自衛隊駐屯地で使われる
40年前のマットレス

自衛隊官舎の実態はすでにお伝えした通りだが、では自衛隊駐屯地・基地内の隊舎はどうなのか。自衛隊員しか入れない場所なのでなかなか内情は伝わってこないが、さすがに整備されているだろうと考える人もいるかもしれない。

(写真=ダイヤモンド・オンラインより)
(写真=ダイヤモンド・オンラインより)

 上の写真はある駐屯地で実際に使われている「現役」マットレスだそうだ。納入から40年経過したマットレスがまだ使われている。とてもこの上で眠ることなど考えられないような汚れ方だ。

 自衛隊では戦闘機や護衛艦、潜水艦、戦車といった正面装備品にお金をつかうため、こういった自衛隊員の居住環境への予算は極端に抑えられる。だが、劣悪な環境での生活を強いれば自衛隊員は集まらず、中途退職者は止まらないはずだ。

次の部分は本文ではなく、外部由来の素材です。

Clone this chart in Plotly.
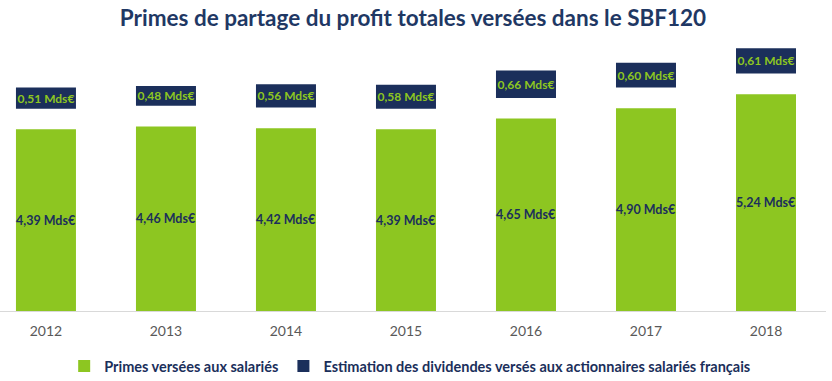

2022年7月16日、防衛省が全国に所有する庁舎や倉庫、管制塔などの自衛隊施設2万3254棟のうち4割余りにのぼる9875棟が旧耐震基準で建てられた施設だと発表した。その8割余りが耐用年数を過ぎているが、予算が不足し耐震化加工が進んでいない。地震で倒壊する恐れがある建物に国が無責任にも自衛隊員を居住させているのだ。

 このような官舎や隊舎に住まなければならないことは募集に悪影響だ。自衛隊員を冷遇する居住環境を変えなければ、自衛隊員不足はさらに厳しくなるだろう。